Más adelante en el mismo pasaje, llega el momento en el que Benjamin, desde su escritura advierte y expresa la desactivación mágica de la culpa del nombre, de la correspondencia entre el signo y lo significado. Así, el filósofo cede ante el impulso de (re)escribir un fragmento de su historia:

“…el aire en el que se mecía entonces aquella mariposa, continúa aún hoy preñado de una palabra que desde decenios no volví a oír ni la pronunciaron mis labios. Ha conservado lo inescrutable de lo que contienen las palabras de la infancia que le salen al paso del adulto. El haberlas silenciado durante largo tiempo las transfiguró. Así vibra, en el aire perfumado de mariposas, la palabra Brauhausberg. En el Brauhausberg cerca de Postdam. El  nombre ha quedado vacío de todo significado, pues ya no posee nada de una fábrica de cerveza (…). Y por eso, el Postdam de mi infancia yace en un aire azul, como si los antíopes o las vanesas atalantas, los pavos reales y las auroras estuvieran distribuidas sobre uno de los resplandecientes esmaltes de Limoges…”

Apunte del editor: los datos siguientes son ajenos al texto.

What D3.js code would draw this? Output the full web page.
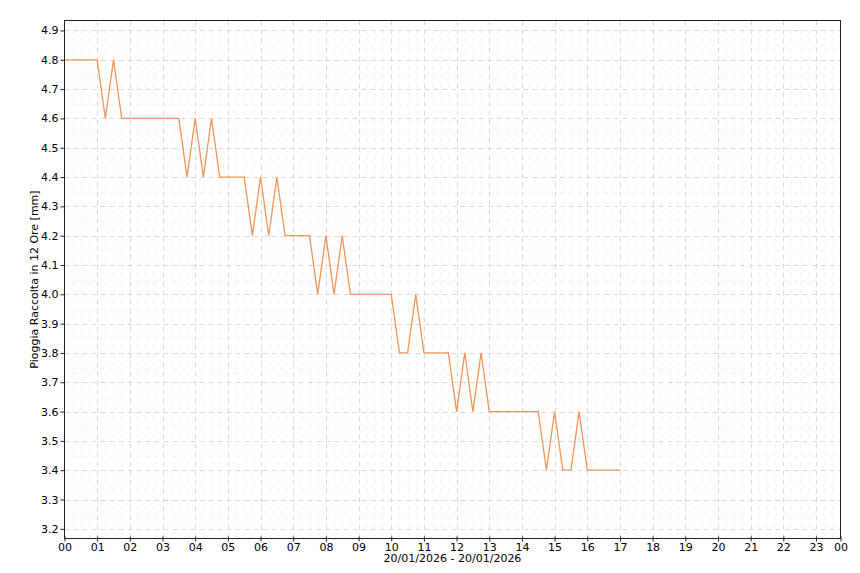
<!DOCTYPE html>
<html>
<head>
<meta charset="utf-8">
<script src="https://cdn.jsdelivr.net/npm/d3@7"></script>
<style>
  body { margin: 0; background: #fff; }
  svg { display: block; }
  text { font-family: "DejaVu Sans", sans-serif; }
</style>
</head>
<body>
<svg id="chart" width="860" height="573"></svg>
<script>
// ---- data (hours of day, values in mm) ----
const times = [
  "00:00","00:15","00:30","00:45","01:00","01:15","01:30","01:45",
  "02:00","02:15","02:30","02:45","03:00","03:15","03:30","03:45",
  "04:00","04:15","04:30","04:45","05:00","05:15","05:30","05:45",
  "06:00","06:15","06:30","06:45","07:00","07:15","07:30","07:45",
  "08:00","08:15","08:30","08:45","09:00","09:15","09:30","09:45",
  "10:00","10:15","10:30","10:45","11:00","11:15","11:30","11:45",
  "12:00","12:15","12:30","12:45","13:00","13:15","13:30","13:45",
  "14:00","14:15","14:30","14:45","15:00","15:15","15:30","15:45",
  "16:00","16:15","16:30","16:45","17:00"
];
const rain = [
  4.8,4.8,4.8,4.8,4.8,4.6,4.8,4.6,
  4.6,4.6,4.6,4.6,4.6,4.6,4.6,4.4,
  4.6,4.4,4.6,4.4,4.4,4.4,4.4,4.2,
  4.4,4.2,4.4,4.2,4.2,4.2,4.2,4.0,
  4.2,4.0,4.2,4.0,4.0,4.0,4.0,4.0,
  4.0,3.8,3.8,4.0,3.8,3.8,3.8,3.8,
  3.6,3.8,3.6,3.8,3.6,3.6,3.6,3.6,
  3.6,3.6,3.6,3.4,3.6,3.4,3.4,3.6,
  3.4,3.4,3.4,3.4,3.4
];
const xTickLabels = ["00","01","02","03","04","05","06","07","08","09","10","11",
                     "12","13","14","15","16","17","18","19","20","21","22","23","00"];
const yTickValues = [3.2,3.3,3.4,3.5,3.6,3.7,3.8,3.9,4.0,4.1,4.2,4.3,4.4,4.5,4.6,4.7,4.8,4.9];
const xDomain = [0, 23.75];
const yDomain = [3.167, 4.934];
const yTitle = "Pioggia Raccolta in 12 Ore [mm]";
const xTitle = "20/01/2026 - 20/01/2026";

// ---- layout ----
const svg = d3.select("#chart");
const mLeft = 64.5, mRight = 840.5, mTop = 20.5, mBottom = 538.5;
const toHours = s => { const [h, m] = s.split(":").map(Number); return h + m / 60; };
const data = times.map((t, i) => ({ x: toHours(t), y: rain[i] }));

const x = d3.scaleLinear().domain(xDomain).range([mLeft, mRight]);
const y = d3.scaleLinear().domain(yDomain).range([mBottom, mTop]);

// tick positions from labels: hour index, last one at domain end
const xTickValues = xTickLabels.map((l, i) => i < xTickLabels.length - 1 ? i : xDomain[1]);

const grid = svg.append("g");
// minor vertical (quarter hours)
const minorX = d3.range(0, xDomain[1] + 0.001, 0.25).filter(v => Math.abs(v - Math.round(v)) > 0.01);
grid.selectAll(".mvx").data(minorX).enter().append("line")
  .attr("x1", d => Math.round(x(d)) + 0.5).attr("x2", d => Math.round(x(d)) + 0.5)
  .attr("y1", mTop).attr("y2", mBottom)
  .attr("stroke", "#f2f2f2").attr("stroke-dasharray", "4,5");
// minor horizontal (half steps)
const minorY = d3.range(3.15, 4.95, 0.1).map(v => +v.toFixed(2)).filter(v => v > yDomain[0] && v < yDomain[1]);
grid.selectAll(".mhy").data(minorY).enter().append("line")
  .attr("x1", mLeft).attr("x2", mRight)
  .attr("y1", d => Math.round(y(d)) + 0.5).attr("y2", d => Math.round(y(d)) + 0.5)
  .attr("stroke", "#f2f2f2").attr("stroke-dasharray", "4,5");
// major vertical
grid.selectAll(".vx").data(xTickValues.slice(1, -1)).enter().append("line")
  .attr("x1", d => Math.round(x(d)) + 0.5).attr("x2", d => Math.round(x(d)) + 0.5)
  .attr("y1", mTop).attr("y2", mBottom)
  .attr("stroke", "#dadada").attr("stroke-dasharray", "5,4");
// major horizontal
grid.selectAll(".hy").data(yTickValues).enter().append("line")
  .attr("x1", mLeft).attr("x2", mRight)
  .attr("y1", d => Math.round(y(d)) + 0.5).attr("y2", d => Math.round(y(d)) + 0.5)
  .attr("stroke", "#dadada").attr("stroke-dasharray", "5,4");

// data line
svg.append("path").datum(data)
  .attr("fill", "none")
  .attr("stroke", "#f3955a")
  .attr("stroke-width", 1.3)
  .attr("d", d3.line().x(d => x(d.x)).y(d => y(d.y)));

// frame
svg.append("rect").attr("x", mLeft).attr("y", mTop)
  .attr("width", mRight - mLeft).attr("height", mBottom - mTop)
  .attr("fill", "none").attr("stroke", "#222").attr("stroke-width", 1);

// axes
const xAxis = d3.axisBottom(x).tickValues(xTickValues)
  .tickFormat((d, i) => xTickLabels[i]).tickSize(4).tickPadding(1);
const gx = svg.append("g").attr("transform", `translate(0,${mBottom})`).call(xAxis);
gx.select(".domain").remove();
gx.selectAll("line").attr("stroke", "#222").attr("y1", -2).attr("y2", 3);
gx.selectAll("text").attr("font-size", 11).attr("fill", "#000")
  .attr("font-family", "DejaVu Sans, sans-serif");

const yAxis = d3.axisLeft(y).tickValues(yTickValues)
  .tickFormat(d3.format(".1f")).tickSize(4).tickPadding(2);
const gy = svg.append("g").attr("transform", `translate(${mLeft},0)`).call(yAxis);
gy.select(".domain").remove();
gy.selectAll("line").attr("stroke", "#222");
gy.selectAll("text").attr("font-size", 11).attr("fill", "#000")
  .attr("font-family", "DejaVu Sans, sans-serif");

// titles
svg.append("text")
  .attr("transform", `translate(38,${(mTop + mBottom) / 2}) rotate(-90)`)
  .attr("text-anchor", "middle").attr("font-size", 11).attr("fill", "#000")
  .text(yTitle);
svg.append("text")
  .attr("x", (mLeft + mRight) / 2).attr("y", 562)
  .attr("text-anchor", "middle").attr("font-size", 11).attr("fill", "#000")
  .text(xTitle);
</script>
</body>
</html>
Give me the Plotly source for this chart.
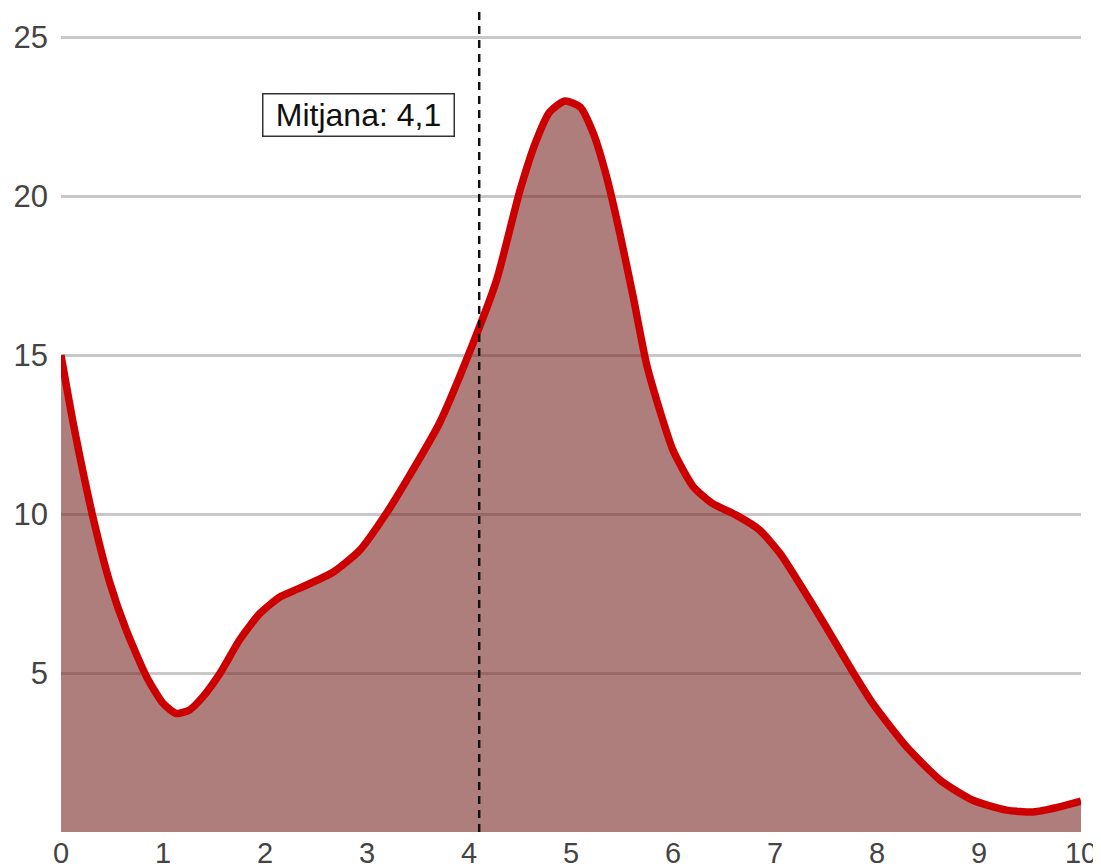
import plotly.graph_objects as go

x_vals = [0, 0.12, 0.32, 0.48, 0.64, 0.84, 1.0, 1.13, 1.26, 1.39, 1.56, 1.75, 1.95, 2.15, 2.34,
          2.67, 2.93, 3.19, 3.39, 3.71, 4.04, 4.27, 4.5, 4.66, 4.79, 4.94, 5.09, 5.22, 5.35, 5.48,
          5.61, 5.74, 5.87, 6.0, 6.2, 6.39, 6.62, 6.85, 7.05, 7.24, 7.5, 7.77, 7.96, 8.29, 8.62,
          8.94, 9.27, 9.53, 9.79, 10]
y_vals = [15, 12.86, 9.81, 7.83, 6.35, 4.88, 4.05, 3.73, 3.84, 4.25, 5.0, 6.04, 6.88, 7.4, 7.67,
          8.18, 8.87, 10.03, 11.07, 12.86, 15.38, 17.36, 20.19, 21.76, 22.65, 23.0, 22.81, 21.97, 20.6, 18.82,
          16.83, 14.73, 13.27, 12.01, 10.86, 10.33, 9.97, 9.5, 8.76, 7.82, 6.46, 5.0, 4.04, 2.68, 1.63,
          1.0, 0.69, 0.63, 0.79, 0.97]
mean_value = 4.1
mean_label = "Mitjana: 4,1"
x_ticks = list(range(0, 11))
y_ticks = [5, 10, 15, 20, 25]

FONT = "Arial, Liberation Sans, sans-serif"

fig = go.Figure()
fig.add_trace(go.Scatter(
    x=x_vals, y=y_vals, mode="lines",
    line=dict(color="#cc0000", width=7.5, shape="spline", smoothing=0.6),
    fill="tozeroy", fillcolor="rgba(120,40,38,0.6)",
    hoverinfo="skip", showlegend=False,
))

fig.add_shape(type="line", xref="x", yref="paper", x0=mean_value, x1=mean_value, y0=0, y1=1,
              line=dict(color="#111111", width=2.5, dash="8px,6px"), layer="above")

fig.add_annotation(x=2.92, y=22.55, xref="x", yref="y", text=mean_label, showarrow=False,
                   font=dict(family=FONT, size=32, color="#111111"),
                   bgcolor="white", bordercolor="#333333", borderwidth=1.5, borderpad=1,
                   width=188, height=39,
                   xanchor="center", yanchor="middle")

# page body has an 8px margin, so the figure is offset by 8px; size accordingly
fig.update_layout(
    width=1093, height=860,
    margin=dict(l=53, r=20, t=4, b=36, autoexpand=False),
    plot_bgcolor="white", paper_bgcolor="white",
    font=dict(family=FONT, size=30, color="#444444"),
    showlegend=False,
)
fig.update_xaxes(range=[0, 10], tickvals=x_ticks, ticktext=[str(v) for v in x_ticks],
                 showgrid=False, zeroline=False, showline=False, ticks="",
                 automargin=False, ticklabelstandoff=1,
                 tickfont=dict(size=29, color="#444444"))
fig.update_yaxes(range=[0, 25.8], tickvals=y_ticks, ticktext=[str(v) for v in y_ticks],
                 showgrid=True, gridcolor="#c8c8c8", gridwidth=2.5,
                 zeroline=False, showline=False, ticks="", ticklabelstandoff=12,
                 automargin=False,
                 tickfont=dict(size=31, color="#444444"))

fig.write_html("out.html")
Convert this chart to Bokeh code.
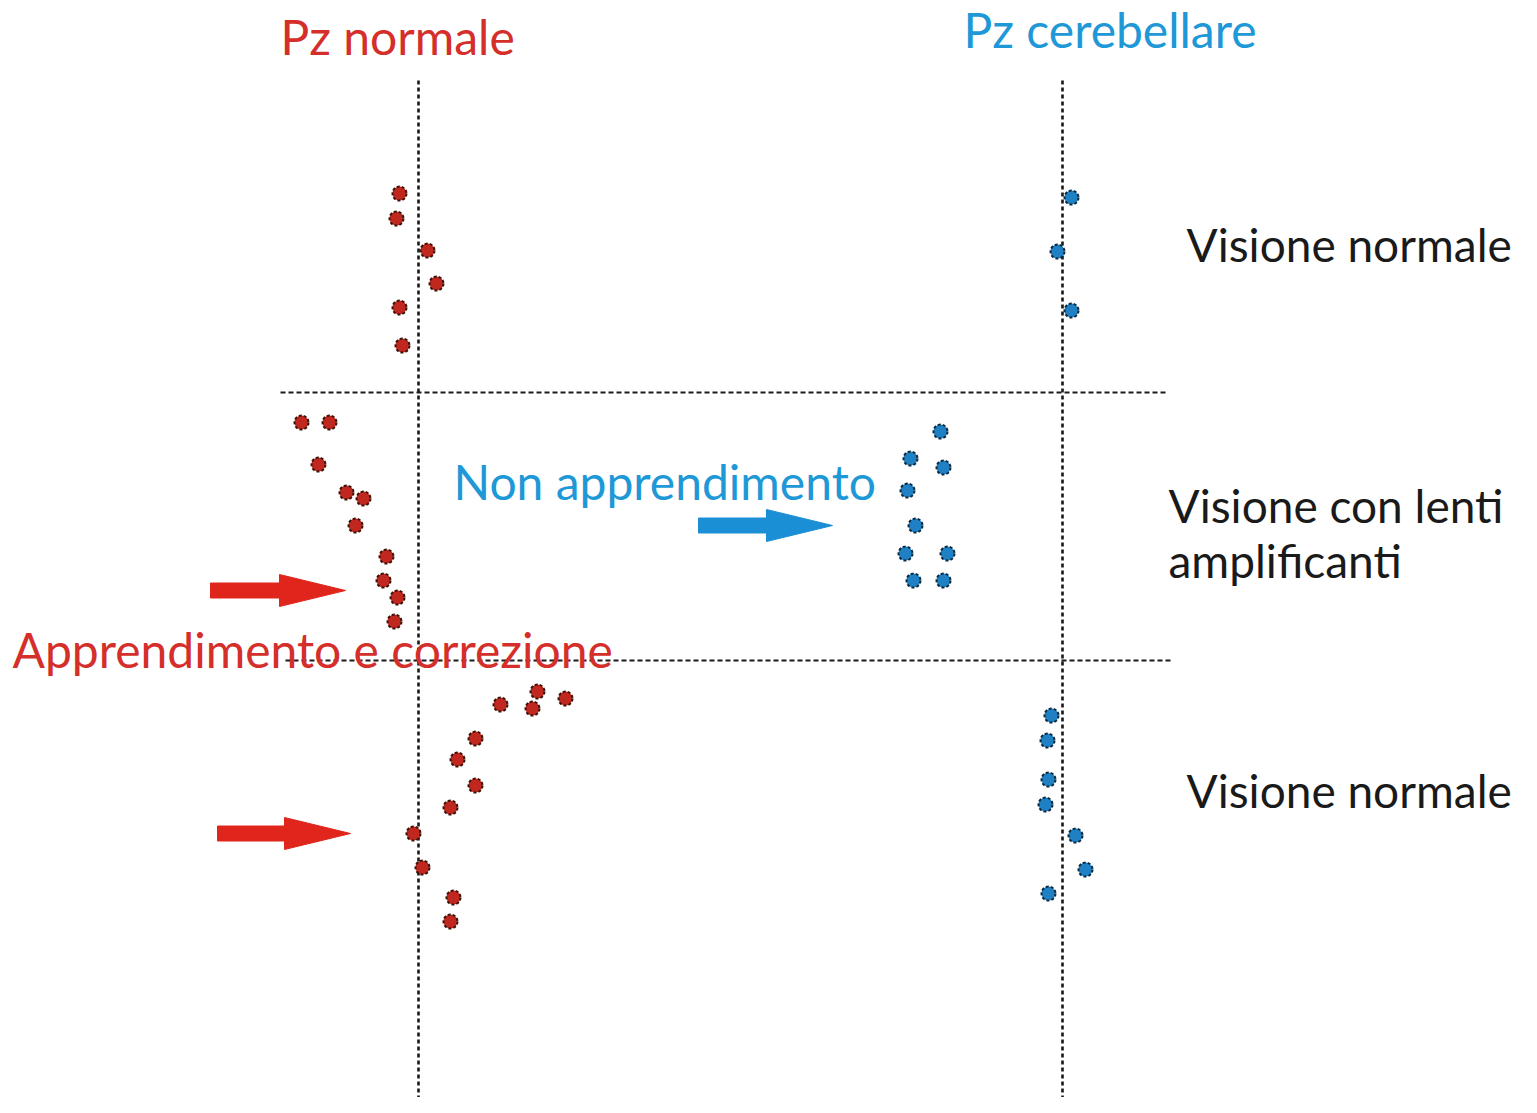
from bokeh.plotting import figure
from bokeh.models import Range1d
from bokeh.core.properties import value
from bokeh.embed import file_html
from bokeh.resources import INLINE

# ---- data (chart coordinates: x = lateral position, y = trial sequence, top to bottom) ----
red_x = [399, 396, 427, 436, 399, 402,
         301, 329, 318, 346, 363, 355, 386, 383, 397, 394,
         537, 565, 500, 532, 475, 457, 475, 450, 413, 422, 453, 450]
red_y = [193, 218, 250, 283, 307, 345,
         422, 422, 464, 492, 498, 525, 556, 580, 597, 621,
         691, 698, 704, 708, 738, 759, 785, 807, 833, 867, 897, 921]

blue_x = [1071, 1057, 1071,
          940, 910, 943, 907, 915, 905, 947, 913, 943,
          1051, 1047, 1048, 1045, 1075, 1085, 1048]
blue_y = [197, 251, 310,
          431, 458, 467, 490, 525, 553, 553, 580, 580,
          715, 740, 779, 804, 835, 869, 893]

# reference (target) lines
target_x = [418, 1062]
target_top = [80, 80]
target_bottom = [1105, 1105]
phase_y = [392, 660]
phase_left = [280, 285]
phase_right = [1168, 1172]

# labels
col_labels = ["Pz normale", "Pz cerebellare"]
col_label_x = [280, 963]
col_label_y = [36, 29]
phase_labels = ["Visione normale", "Visione con lenti", "amplificanti", "Visione normale"]
phase_label_x = [1186, 1168, 1168, 1186]
phase_label_y = [244, 505, 560, 790]
note_labels = ["Non apprendimento", "Apprendimento e correzione"]
note_x = [453, 12]
note_y = [481, 649]

# arrows: tail x, tip x, y
arrow_tail = [210, 217, 698]
arrow_tip = [345, 350, 832]
arrow_y = [590, 833, 525]
arrow_color = ["#e0261c", "#e0261c", "#1a8fd6"]

RED = "#d42f2a"
BLUE = "#1e98d6"
FONT = "Lato"
FS = "48px"

p = figure(width=1521, height=1097, output_backend="svg", toolbar_location=None,
           x_range=Range1d(0, 1521), y_range=Range1d(1097, 0),
           min_border=0, x_axis_location=None, y_axis_location=None)
p.grid.visible = False
p.outline_line_color = None
p.background_fill_color = "white"

p.segment(x0=target_x, y0=target_top, x1=target_x, y1=target_bottom,
          line_color="#1a1a1a", line_width=2.6, line_dash="4 3")
p.segment(x0=phase_left, y0=phase_y, x1=phase_right, y1=phase_y,
          line_color="#1a1a1a", line_width=2.0, line_dash="5 3")

# arrows as polygons built from tail/tip
xs, ys = [], []
for t, h, y in zip(arrow_tail, arrow_tip, arrow_y):
    base = h - 66
    xs.append([t, base, base, h, base, base, t])
    ys.append([y - 7.5, y - 7.5, y - 16, y, y + 16, y + 7.5, y + 7.5])
p.patches(xs=xs, ys=ys, fill_color=arrow_color, line_color=arrow_color, line_width=1)

p.scatter(red_x, red_y, size=14, marker="circle", fill_color="#c0281f",
          line_color="#3b1208", line_width=2, line_dash="3 2")
p.scatter(blue_x, blue_y, size=14, marker="circle", fill_color="#1f80c4",
          line_color="#0c2a3f", line_width=2, line_dash="3 2")

p.text(x=col_label_x, y=col_label_y, text=col_labels, text_color=[RED, BLUE],
       text_font=value(FONT), text_font_size=FS, text_baseline="middle",
       text_align="left")
p.text(x=phase_label_x, y=phase_label_y, text=phase_labels, text_color="#1a1a1a",
       text_font=value(FONT), text_font_size="46px", text_baseline="middle",
       text_align="left")
p.text(x=note_x, y=note_y, text=note_labels, text_color=[BLUE, RED],
       text_font=value(FONT), text_font_size=FS, text_baseline="middle",
       text_align="left")

open("out.html", "w").write(file_html(p, INLINE))
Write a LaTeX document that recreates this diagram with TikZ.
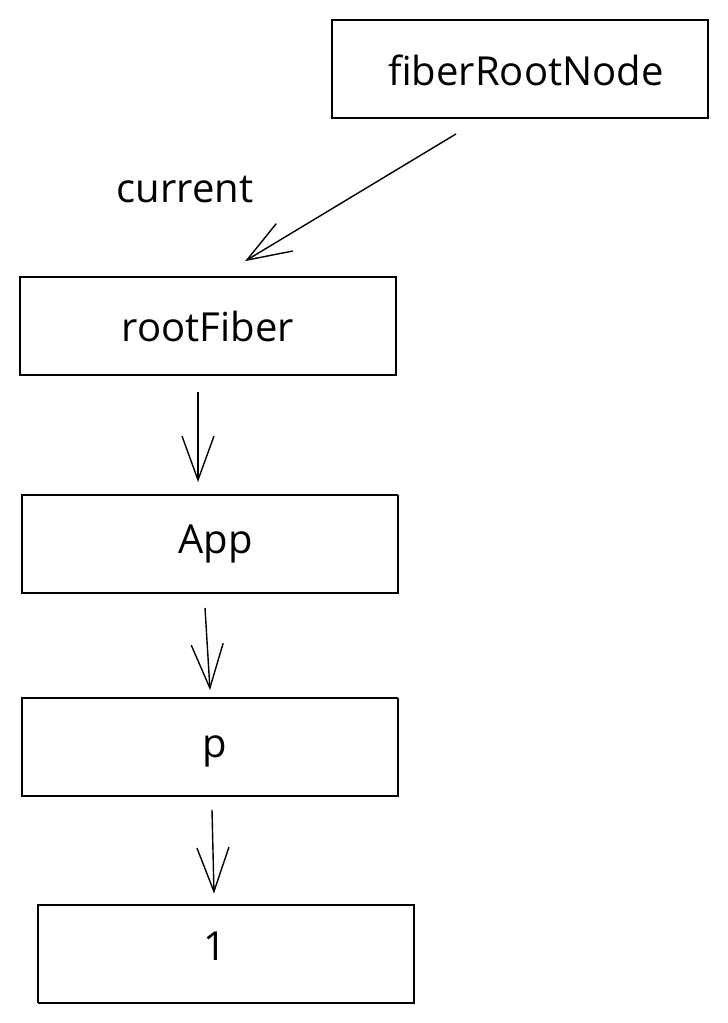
\documentclass[tikz,border=0pt]{standalone}
\usepackage{fontspec}
\setmainfont{Open Sans}
\usetikzlibrary{arrows.meta}
\tikzset{
  fibtext/.style={font=\fontsize{40}{46}\selectfont},
  fibbox/.style={draw, line width=1.8pt, minimum width=376pt, minimum height=98pt,
    inner sep=0pt, fibtext,
    preaction={draw, line width=0.9pt, transform canvas={shift={(0.9pt,-0.7pt)}}}},
  fibarr/.style={line width=1.4pt, -{Straight Barb[length=44pt, width=32pt, line width=1.4pt]}},
}
\begin{document}
\begin{tikzpicture}[x=1pt, y=-1pt]
  \useasboundingbox (0,0) rectangle (728,1023);
  \node[fibbox, label={[fibtext, xshift=6pt, yshift=-1pt]center:fiberRootNode}] (frn) at (520,69) {};
  \node[fibbox] (rf) at (208,326) {rootFiber};
  \node[fibbox, label={[fibtext, xshift=6pt]center:App}] (app) at (209.5,544) {};
  \node[fibbox, label={[fibtext, xshift=5pt, yshift=-4pt]center:p}] (p) at (209.5,747) {};
  \node[fibbox, label={[fibtext, xshift=-11pt, yshift=7pt]center:1}] (one) at (226,953.5) {};
  \node[fibtext] (cur) at (185,190) {current};
  \draw[fibarr] ([xshift=125pt,yshift=-15pt]frn.south west) -- ([xshift=226pt,yshift=15pt]rf.north west);
  \draw[fibarr] ([xshift=-10pt,yshift=-16pt]rf.south) -- ([xshift=-11.5pt,yshift=12pt]app.north);
  \draw[fibarr] ([xshift=-4.5pt,yshift=-14pt]app.south) -- ([xshift=0.5pt,yshift=7pt]p.north);
  \draw[fibarr] ([xshift=2.5pt,yshift=-13pt]p.south) -- ([xshift=-12pt,yshift=10pt]one.north);
\end{tikzpicture}
\end{document}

Pudiéramos decir que esta reescritura obedece a un modo particular de rememoración distinto de aquel ejercido como vía de recomposición de la persona. En este último sentido, ocurre una evocación del pasado con el fin de expiar una culpa y aliviar ciertos síntomas. Al igual que Edipo, el paciente que debe recordar, sufre un destino que es simplemente el resultado de un origen desconocido por él. Bajo esta vocación, el individuo buscaría exhibir desde su conciencia, a modo de revelación, lo que previamente se hallaba bajo el manto deformador de lo traumático. Frente a esta “técnica” Lyotard dice: “Quieren reunir la temporalidad no dominada, desmembrada (…). El nombre que tiene ese tiempo perdido es infancia”.

El pasaje de Benjamin responde a una forma más impersonal de escritura y de anamnesis. Esa reescritura ocurre como despojamiento de la búsqueda de todo objeto de conocimiento y como la magia que al desposeernos del control nominal, nos libera del peso que caería sobre los recuerdos con el propósito de hacerlos nuestros.  Para Simone Weil el “yo” se retira, se borra, abriéndole el paso a la potencia divina que verá a través de uno; de nuevo la mesa, de nuevo la flor. Igualmente, la persona del escritor o del niño encantado se ausenta para que advenga la magia inmerecida. Y, del mismo modo que las hadas actúan en la lividez y el desvanecimiento, la palabra encontrada en los pasajes del filósofo, de la poesía, nos llega desde su umbral inscrito entre la presencia y la ausencia. A este, los lectores también asistimos sin concedernos, irreductibles. Ahí los signos trazados postergan toda forma de existencia, soltándonos en el juego de los movimientos de lo escrito, similares a la brisa de verano, al perfume marítimo donde moran los nombres de la infancia y la memoria.